In support of Mr Wilkinson, Mr O'Leary said: “I might also add that there is now only one rockmelon grower in the Chinchilla area and they, like the rest of us, are not impacted by the CSG industry and face the same high quality food safety standards, which they greatly exceed.”
Mr O’Leary acknowledged the information contained in his statement was not freely available to Dr Pascoe, Mr Jones and hundreds of other social media users.
“I have been assured by numerous parties that Dr David Pascoe and Alan Jones are honourable men and of a high moral integrity,” he said.
“I can only hope that these gentlemen live up to this praise and their hard work for rural communities will not be undermined by this one article … and that they publicly retract this nonsense before any more false (claims) of the Chinchilla melon industry take place.”
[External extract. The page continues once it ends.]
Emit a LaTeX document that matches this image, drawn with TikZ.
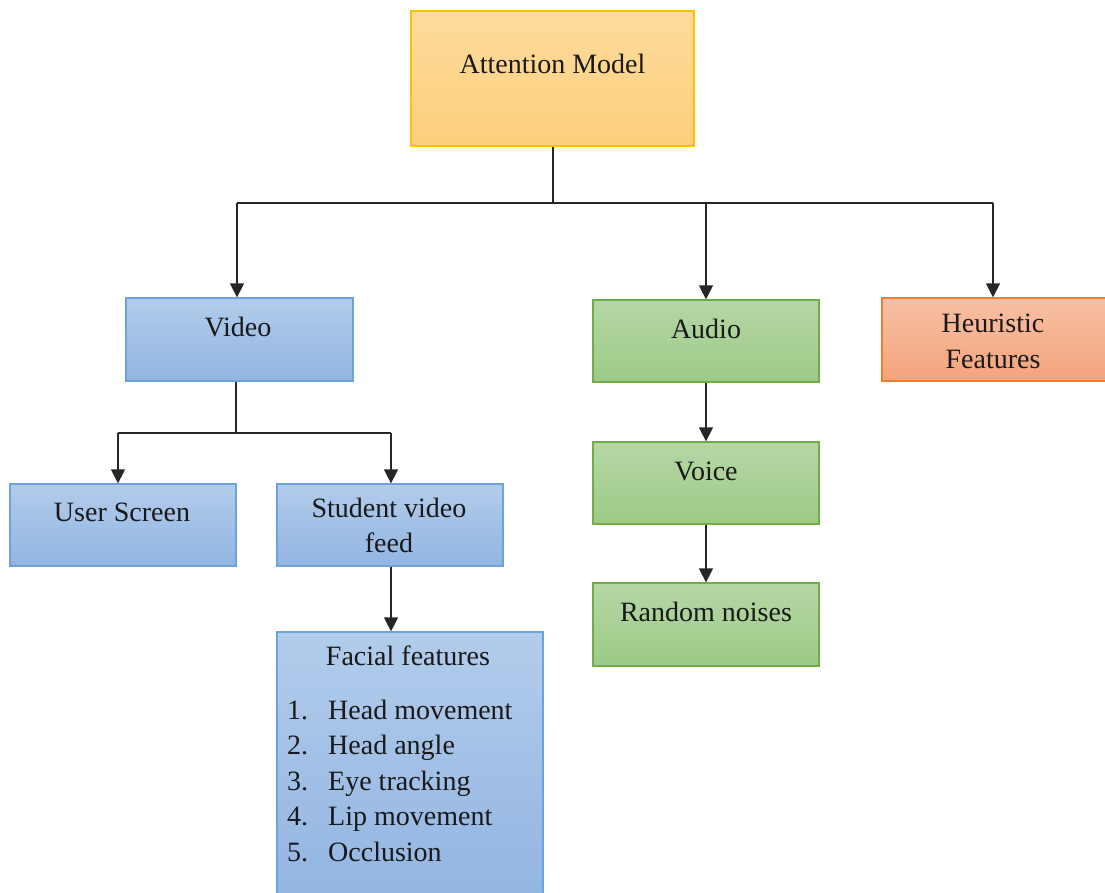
\documentclass[tikz,border=0pt]{standalone}
\usepackage{fontspec}
\setmainfont{Liberation Serif}
\usetikzlibrary{arrows.meta}
\definecolor{yTop}{HTML}{FDDB9C}
\definecolor{yBot}{HTML}{FDCF7C}
\definecolor{yLine}{HTML}{FFC000}
\definecolor{bTop}{HTML}{B2CCEB}
\definecolor{bBot}{HTML}{92B5E2}
\definecolor{bLine}{HTML}{6FA1DC}
\definecolor{gTop}{HTML}{B5D7A6}
\definecolor{gBot}{HTML}{9DCA86}
\definecolor{gLine}{HTML}{70AD47}
\definecolor{oTop}{HTML}{F8C0A4}
\definecolor{oBot}{HTML}{F4A47C}
\definecolor{oLine}{HTML}{ED7D31}
\definecolor{conn}{HTML}{262626}
\tikzset{
  boxbase/.style={rectangle, inner sep=0pt, line width=1.3pt},
  ybox/.style={boxbase, draw=yLine, top color=yTop, bottom color=yBot},
  bbox/.style={boxbase, draw=bLine, top color=bTop, bottom color=bBot},
  gbox/.style={boxbase, draw=gLine, top color=gTop, bottom color=gBot},
  obox/.style={boxbase, draw=oLine, top color=oTop, bottom color=oBot},
  lbl/.style={anchor=base, inner sep=0pt, text=black!90, font=\fontsize{28pt}{35pt}\selectfont},
  lbll/.style={lbl, anchor=base west},
  wire/.style={draw=conn, line width=1.5pt},
  arr/.style={wire, -{Triangle[width=14pt,length=14pt]}}
}
\begin{document}
\begin{tikzpicture}[x=1pt,y=-1pt]
\useasboundingbox (0,0) rectangle (1105,893);
\fill[white] (0,0) rectangle (1105,893);

% boxes
\node[ybox, minimum width=283pt, minimum height=135pt] (att) at (552.5,78.5) {};
\node[bbox, minimum width=227pt, minimum height=83pt] (video) at (239.5,339.5) {};
\node[gbox, minimum width=226pt, minimum height=82pt] (audio) at (706,341) {};
\node[obox, minimum width=224pt, minimum height=83pt] (heur) at (994,339.5) {};
\node[bbox, minimum width=226pt, minimum height=82pt] (user) at (123,525) {};
\node[bbox, minimum width=226pt, minimum height=82pt] (student) at (390,525) {};
\node[gbox, minimum width=226pt, minimum height=82pt] (voice) at (706,483) {};
\node[gbox, minimum width=226pt, minimum height=83pt] (random) at (706,624.5) {};
\node[bbox, minimum width=266pt, minimum height=265pt] (facial) at (410,764.5) {};

% labels
\node[lbl] (tatt) at (552.5,74) {Attention Model};
\node[lbl] (tvideo) at (238,336) {Video};
\node[lbl] (taudio) at (706,338) {Audio};
\node[lbl] (theur1) at (993,332) {Heuristic};
\node[lbl] (theur2) at (993,368) {Features};
\node[lbl] (tuser) at (122,521) {User Screen};
\node[lbl] (tstud1) at (389,517) {Student video};
\node[lbl] (tstud2) at (389,552) {feed};
\node[lbl] (tvoice) at (706,480) {Voice};
\node[lbl] (trandom) at (706,621) {Random noises};
\node[lbl] (tfacial) at (408,665) {Facial features};
\node[lbll] (n1) at (287,719) {1.};
\node[lbll] (i1) at (328,719) {Head movement};
\node[lbll] (n2) at (287,754.5) {2.};
\node[lbll] (i2) at (328,754.5) {Head angle};
\node[lbll] (n3) at (287,790) {3.};
\node[lbll] (i3) at (328,790) {Eye tracking};
\node[lbll] (n4) at (287,825.5) {4.};
\node[lbll] (i4) at (328,825.5) {Lip movement};
\node[lbll] (n5) at (287,861) {5.};
\node[lbll] (i5) at (328,861) {Occlusion};

% connectors
\coordinate (jm) at (553,203);
\coordinate (jl) at (237,203);
\coordinate (ja) at (706,203);
\coordinate (jr) at (993,203);
\draw[wire] (att.south -| jm) -- (jm);
\draw[wire] (jl) -- (jr);
\draw[arr] (jl) -- (jl |- video.north);
\draw[arr] (ja) -- (ja |- audio.north);
\draw[arr] (jr) -- (jr |- heur.north);

\coordinate (vm) at (236,433);
\coordinate (vl) at (118,433);
\coordinate (vr) at (391,433);
\draw[wire] (vm |- video.south) -- (vm);
\draw[wire] (vl) -- (vr);
\draw[arr] (vl) -- (vl |- user.north);
\draw[arr] (vr) -- (vr |- student.north);

\draw[arr] (student.south -| vr) -- (facial.north -| vr);
\draw[arr] (audio.south) -- (voice.north);
\draw[arr] (voice.south) -- (random.north);
\end{tikzpicture}
\end{document}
Mr O'Leary also took strong objection to a message posted on Dr David Pascoe’s Facebook page which was almost identical to the one read out by Mr Jones.
According to Mr O'Leary, it further politicised the issue around the Queensland government.
'I stand by everything': Versteden
Contacted by Fairfax Media, Ms Versteden said: “I stand by everything I’ve said in that letter”.
She said the key point was the lack of testing for the CSG discharge water used in agricultural production.
Ms Versteden said she was also a VFF member who is actively opposed to CSG mining and fracking.
The VFF’s executive manager policy and commodities Peter Hunt said that Ms Versteden’s comments in her letter do not represent the views of the VFF.
Mr Hunt said everyone was entitled to their views and opinions but had to get their facts right.
“VFF stands by what Rick Wilkinson said, that he did not say that water from CSG gas wells was being used on melons,” he said.